CLOSER’s most recent workshop (September 9th 2015) focused on the insights to be gained by comparing findings from different cohort studies, with a particular emphasis on data harmonisation.
These comparisons allow the findings from one study to be tested and replicated, and more robust conclusions to be reached – but they can be challenging to accomplish because of differences between studies. To take just a few examples:
- Height and weight may be measured in some studies but self-reported in others.
- Studies vary in how they collect information about income – weekly, monthly or annual; gross or net; individual or household; precise amount versus an income band.
- Tests for measuring physical or cognitive capability need to be adjusted as study participants get older.
During the day we heard from a range of speakers about their own experiences of harmonising data across studies in order to allow cross-cohort comparisons. Examples included CLOSER work harmonising BMI across five cohort studies, which has shown that children born since 1990 are up to three times more likely than older generations to be overweight or obese by the age of 10.
Common themes throughout the day included:
- The level to which data need to be harmonised depends on the scientific question under investigation and the studies included. Different levels of harmonisation will be appropriate depending on whether the aim is to compare means or prevalence estimates, or whether it is to investigate associations between a risk factor and an outcome.
- The documentation and meta-data of harmonised datasets are vital. Even where harmonised variables or datasets exist, researchers need to be able to consider whether the data are acceptable for their specific scientific question.

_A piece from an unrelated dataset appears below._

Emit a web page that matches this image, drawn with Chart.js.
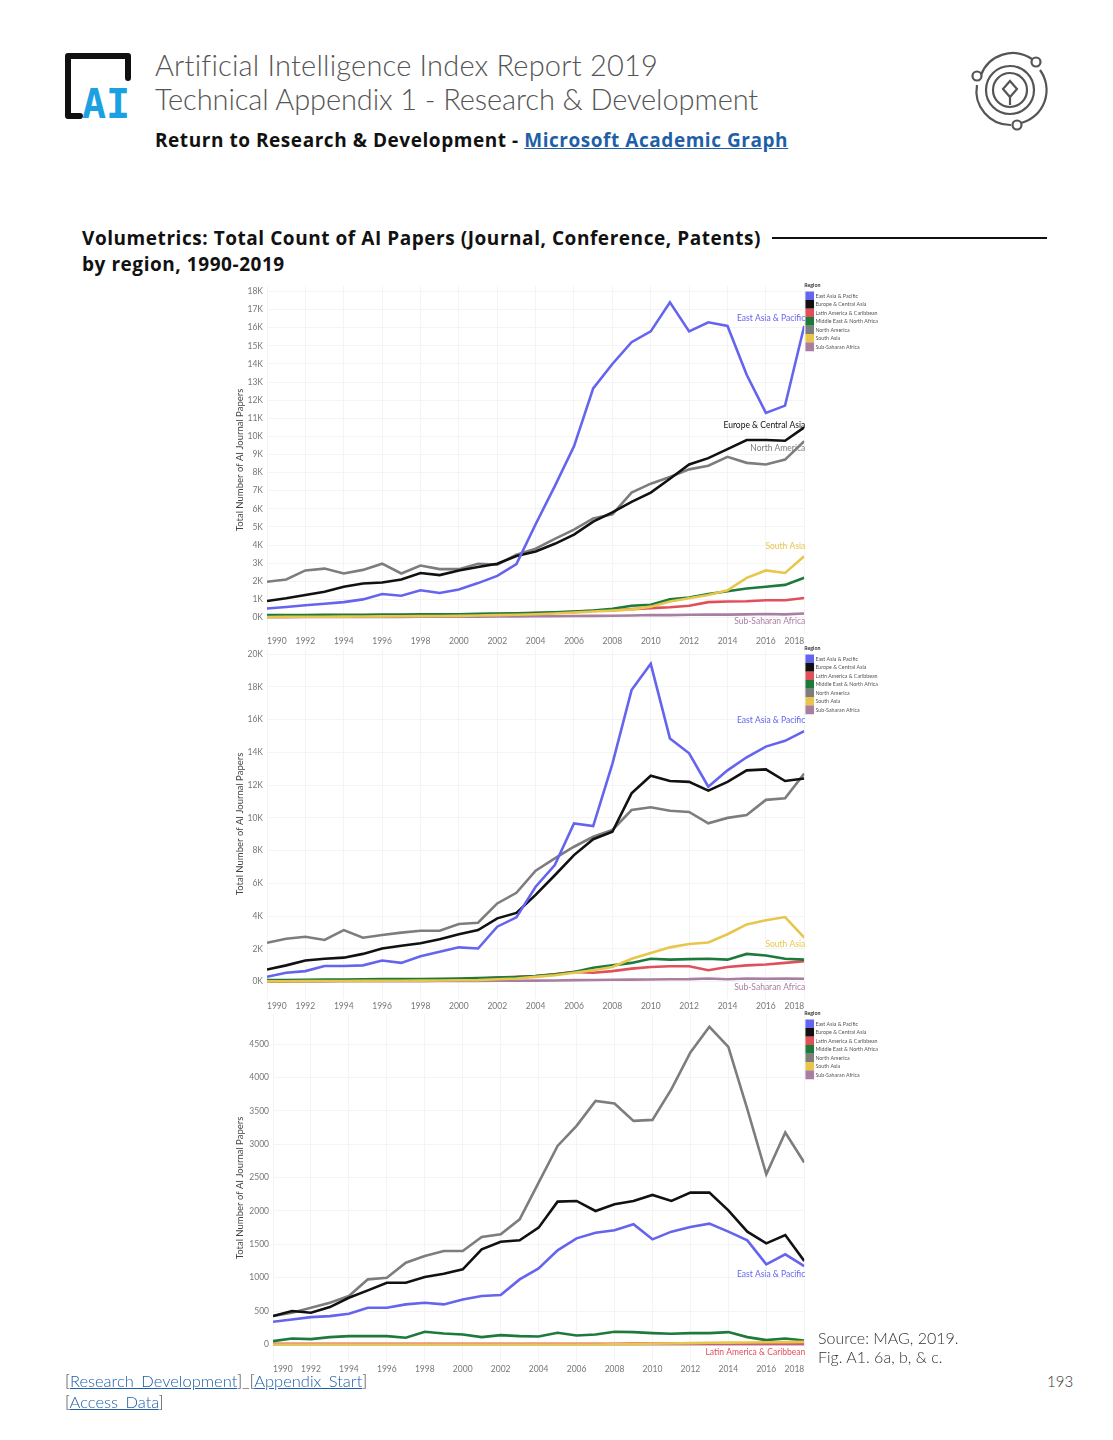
<!DOCTYPE html>
<html>
<head>
<meta charset="utf-8">
<title>AI Index 2019 - Volumetrics by region</title>
<script src="https://cdn.jsdelivr.net/npm/chart.js@4.4.0/dist/chart.umd.min.js"></script>
<style>
  html, body { margin: 0; padding: 0; background: #fff; }
  body { width: 1113px; height: 1440px; position: relative; font-family: "Lato", "Open Sans", sans-serif; overflow: hidden; }
  .abs { position: absolute; white-space: nowrap; }
  .head1 { left: 155px; top: 47px; font-size: 29px; font-weight: 300; color: #555; letter-spacing: 0.2px; }
  .head2 { left: 155px; top: 81px; font-size: 29px; font-weight: 300; color: #555; letter-spacing: -0.1px; }
  .back { left: 155px; top: 127px; font-family: "Open Sans", sans-serif; font-size: 19px; font-weight: 700; color: #111; letter-spacing: 0.55px; }
  a { color: #1f5fa8; text-decoration: underline; }
  .sect { left: 82px; top: 225px; font-family: "Open Sans", sans-serif; font-size: 19px; font-weight: 700; color: #111; line-height: 26px; letter-spacing: 0.55px; }
  .rule { left: 772px; top: 237px; width: 275px; height: 2px; background: #111; }
  .chartbox { position: absolute; }
  .src { left: 818px; top: 1328px; font-size: 16px; color: #333; line-height: 19px; font-weight: 300; }
  .foot { left: 65px; top: 1371px; font-size: 16.5px; color: #333; line-height: 21px; font-weight: 300; }
  .pg { left: 1047px; top: 1372px; font-size: 15px; color: #333; font-weight: 300; }
</style>
</head>
<body>

<!-- logo -->
<svg class="abs" style="left:60px;top:48px" width="90" height="76" viewBox="0 0 90 76">
  <path d="M20 68 H8 V8 H68 V30" fill="none" stroke="#111" stroke-width="6" stroke-linejoin="round" stroke-linecap="round"/>
  <text x="22" y="70" font-family="DejaVu Sans Mono, monospace" font-weight="700" font-size="40" fill="#1ba1e2">AI</text>
</svg>

<!-- round icon -->
<svg class="abs" style="left:965px;top:45px" width="90" height="90" viewBox="0 0 90 90">
  <g fill="none" stroke="#555" stroke-width="2.2">
    <path d="M16 30 A34 34 0 0 1 67 14"/>
    <path d="M75 25 A34 34 0 0 1 56 78"/>
    <path d="M46 80 A34 34 0 0 1 12 40"/>
    <circle cx="12" cy="31" r="4.5"/>
    <circle cx="71" cy="17" r="4.5"/>
    <circle cx="52" cy="80" r="4.5"/>
    <circle cx="45" cy="45" r="24"/>
    <circle cx="45" cy="45" r="17"/>
    <path d="M45 36 L52 44 L45 52 L38 44 Z"/>
    <path d="M45 52 V60"/>
  </g>
</svg>

<div class="abs head1">Artificial Intelligence Index Report 2019</div>
<div class="abs head2">Technical Appendix 1 - Research &amp; Development</div>
<div class="abs back">Return to Research &amp; Development - <a href="#">Microsoft Academic Graph</a></div>

<div class="abs sect">Volumetrics: Total Count of AI Papers (Journal, Conference, Patents)<br>by region, 1990-2019</div>
<div class="abs rule"></div>

<div class="chartbox" style="left:230px;top:277px;width:660px;height:371px"><canvas id="c1"></canvas></div>
<div class="chartbox" style="left:230px;top:640px;width:660px;height:373px"><canvas id="c2"></canvas></div>
<div class="chartbox" style="left:230px;top:1005px;width:660px;height:371px"><canvas id="c3"></canvas></div>

<div class="abs src">Source: MAG, 2019.<br>Fig. A1. 6a, b, &amp; c.</div>
<div class="abs foot">[<a href="#">Research_Development</a>]_[<a href="#">Appendix_Start</a>]<br>[<a href="#">Access_Data</a>]</div>
<div class="abs pg">193</div>

<script>
// years on the x axis
const years = [1990,1991,1992,1993,1994,1995,1996,1997,1998,1999,2000,2001,2002,2003,2004,
               2005,2006,2007,2008,2009,2010,2011,2012,2013,2014,2015,2016,2017,2018];
const regions = ["East Asia & Pacific","Europe & Central Asia","Latin America & Caribbean",
                 "Middle East & North Africa","North America","South Asia","Sub-Saharan Africa"];
const xTicks = [1990,1992,1994,1996,1998,2000,2002,2004,2006,2008,2010,2012,2014,2016,2018];

// chart a (total)
const eastAsia1 = [500,580,680,760,850,1000,1300,1200,1500,1350,1550,1900,2300,2950,5150,7250,9450,12650,14000,15200,15800,17400,15800,16300,16100,13400,11300,11700,16100];
const europe1   = [910,1060,1240,1420,1700,1880,1930,2100,2460,2340,2600,2790,2970,3400,3650,4070,4580,5290,5800,6390,6900,7660,8450,8800,9300,9800,9800,9760,10500];
const latAm1    = [40,50,60,70,80,90,100,110,120,130,150,170,190,210,240,280,320,370,400,460,520,570,650,850,880,900,950,950,1080];
const mena1     = [130,140,140,150,150,150,160,160,180,170,180,200,220,230,260,290,330,380,480,650,700,1000,1100,1300,1450,1600,1700,1800,2200];
const northAm1  = [1970,2100,2600,2700,2430,2630,2970,2430,2870,2670,2670,2970,2920,3470,3800,4340,4850,5470,5700,6900,7390,7760,8180,8380,8870,8540,8450,8720,9730];
const southAs1  = [30,35,40,45,50,55,60,65,75,80,90,110,130,150,180,220,270,330,380,450,600,880,1060,1240,1500,2190,2600,2460,3390];
const subSah1   = [20,20,25,25,30,30,35,35,40,40,45,50,55,60,65,70,80,90,100,110,140,130,150,160,160,170,190,170,220];
const yTicks1 = [0,1000,2000,3000,4000,5000,6000,7000,8000,9000,10000,11000,12000,13000,14000,15000,16000,17000,18000];

// chart b
const eastAsia2 = [300,550,650,960,960,1000,1300,1150,1550,1830,2100,2030,3360,3930,5800,7120,9660,9500,13300,17800,19400,14850,13940,11900,12900,13700,14350,14700,15300];
const europe2   = [750,1000,1300,1400,1470,1700,2030,2200,2350,2600,2900,3150,3870,4200,5300,6500,7730,8700,9150,11500,12570,12250,12200,11660,12200,12900,12960,12250,12400];
const latAm2    = [30,40,50,60,70,80,90,100,110,130,150,180,250,300,350,450,600,550,650,800,900,950,950,700,900,1000,1050,1150,1250];
const mena2     = [100,110,120,130,140,150,160,160,170,180,200,220,250,280,350,450,600,850,1000,1150,1400,1350,1380,1400,1350,1700,1600,1400,1350];
const northAm2  = [2380,2620,2750,2550,3150,2690,2850,3000,3110,3110,3520,3600,4780,5430,6780,7530,8240,8850,9260,10480,10650,10440,10360,9670,10000,10180,11100,11200,12700];
const southAs2  = [30,35,40,45,50,55,60,65,70,80,90,100,150,200,300,400,550,700,900,1400,1750,2100,2300,2400,2900,3500,3750,3950,2700];
const subSah2   = [20,20,25,25,30,30,35,35,40,45,50,55,60,65,70,80,100,110,120,130,140,150,160,200,150,200,180,200,180];
const yTicks2 = [0,2000,4000,6000,8000,10000,12000,14000,16000,18000,20000];

// chart c
const eastAsia3 = [340,375,410,425,460,550,550,600,625,600,675,725,740,975,1140,1410,1590,1675,1710,1800,1575,1690,1760,1810,1690,1560,1200,1350,1175];
const europe3   = [425,500,475,560,700,810,925,925,1010,1060,1125,1425,1540,1560,1750,2140,2150,2000,2100,2150,2240,2150,2275,2275,2010,1690,1515,1640,1250];
const latAm3    = [10,10,10,10,10,10,10,10,10,10,10,10,10,10,10,10,10,10,10,12,12,12,14,14,14,14,14,14,14];
const mena3     = [50,90,80,110,125,125,125,100,190,165,150,110,140,125,120,175,135,150,190,185,170,160,170,170,185,110,65,90,60];
const northAm3  = [425,475,550,625,725,975,1000,1225,1325,1400,1400,1610,1650,1875,2425,2975,3275,3650,3610,3350,3365,3825,4375,4760,4460,3525,2550,3175,2725];
const southAs3  = [0,0,0,0,0,0,0,0,0,0,0,0,0,0,0,0,0,0,2,5,10,15,20,25,28,30,32,35,38];
const subSah3   = [2,2,2,2,2,2,2,2,2,2,2,2,2,2,2,2,2,2,3,3,3,3,4,4,4,4,4,4,4];
const yTicks3 = [0,500,1000,1500,2000,2500,3000,3500,4000,4500];

const colors = ["#6464ef","#111111","#e0505a","#1d7a3c","#7d7d7d","#e8c64c","#a97ea3"];
// order in which lines are painted (first = on top)
const drawOrder = [0,1,4,5,3,2,6];

const endLabels = {
  id: "endLabels",
  afterDatasetsDraw(chart, args, opts) {
    const ctx = chart.ctx;
    ctx.save();
    ctx.font = "8.5px Lato, sans-serif";
    ctx.textAlign = "right";
    ctx.textBaseline = "middle";
    (opts.items || []).forEach(it => {
      const meta = chart.getDatasetMeta(it.ds);
      const pt = meta.data[meta.data.length - 1];
      ctx.fillStyle = colors[it.ds];
      ctx.fillText(regions[it.ds], chart.chartArea.right + 1, pt.y + it.dy);
    });
    ctx.restore();
  }
};

function makeChart(id, series, yMin, yMax, yTicks, fmt, axisW, labels) {
  const datasets = series.map((vals, i) => ({
    label: regions[i],
    data: vals.map((v, k) => ({ x: years[k], y: v })),
    borderColor: colors[i],
    backgroundColor: colors[i],
    borderWidth: 2.6,
    pointRadius: 0,
    tension: 0,
    order: drawOrder.indexOf(i)
  }));
  return new Chart(document.getElementById(id), {
    type: "line",
    data: { datasets },
    plugins: [endLabels],
    options: {
      responsive: true,
      maintainAspectRatio: false,
      animation: false,
      layout: { padding: { top: 0, right: 2, left: 0, bottom: 0 } },
      scales: {
        x: {
          type: "linear", min: 1990, max: 2018,
          grid: { color: "#f4f4f4", drawTicks: false },
          border: { display: false },
          afterBuildTicks: ax => { ax.ticks = xTicks.map(v => ({ value: v })); },
          ticks: { align: "inner", maxRotation: 0, padding: 2, color: "#777",
                   font: { family: "Lato", size: 8.5 }, callback: v => String(v) }
        },
        y: {
          min: yMin, max: yMax,
          grid: { color: "#f4f4f4", drawTicks: false },
          border: { display: false },
          afterBuildTicks: ax => { ax.ticks = yTicks.map(v => ({ value: v })); },
          afterFit: ax => { ax.width = axisW; },
          ticks: { padding: 4, color: "#777", font: { family: "Lato", size: 8.5 }, callback: fmt },
          title: { display: true, text: "Total Number of AI Journal Papers", color: "#444",
                   font: { family: "Lato", size: 9.5 }, padding: { top: 4, bottom: 2 } }
        }
      },
      plugins: {
        tooltip: { enabled: false },
        endLabels: { items: labels },
        legend: {
          position: "right", align: "start",
          title: { display: true, text: "Region", position: "start", color: "#333",
                   font: { family: "Lato", size: 5.3, weight: "bold" }, padding: { top: 6, bottom: 1 } },
          labels: { boxWidth: 6, boxHeight: 6, padding: 2.5, color: "#555",
                    font: { family: "Lato", size: 5.3 },
                    sort: (a, b) => a.datasetIndex - b.datasetIndex }
        }
      }
    }
  });
}

const fmtK = v => (v / 1000) + "K";
const fmtN = v => String(v);

makeChart("c1", [eastAsia1, europe1, latAm1, mena1, northAm1, southAs1, subSah1], -900, 18300, yTicks1, fmtK, 37,
  [{ ds: 0, dy: -8 }, { ds: 1, dy: -2 }, { ds: 4, dy: 7 }, { ds: 5, dy: -10 }, { ds: 6, dy: 8 }]);
makeChart("c2", [eastAsia2, europe2, latAm2, mena2, northAm2, southAs2, subSah2], -1040, 20300, yTicks2, fmtK, 37,
  [{ ds: 0, dy: -11 }, { ds: 5, dy: 7 }, { ds: 6, dy: 8 }]);
makeChart("c3", [eastAsia3, europe3, latAm3, mena3, northAm3, southAs3, subSah3], -260, 4950, yTicks3, fmtN, 43,
  [{ ds: 0, dy: 8 }, { ds: 2, dy: 9 }]);
</script>
</body>
</html>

- Harmonisation is an iterative process in practice. The initial conceptual model of harmonisation often has to be modified in practice once data are obtained. The input of someone with expertise in the specific variables being harmonised is very useful.
- External data sources can be helpful. Existing data from surveys can be used to check harmonised variables, and results from calibration studies comparing measurements using different machines or tests can be very useful.
- Checking the robustness of scientific findings is important. Sensitivity analyses should be used where possible to check the sensitivity of the conclusions to decisions made during the harmonisation process.
These issues don’t only apply when comparing different longitudinal studies. Comparing different waves within the same longitudinal study can involve data harmonisation, as can comparing different cross-sectional studies.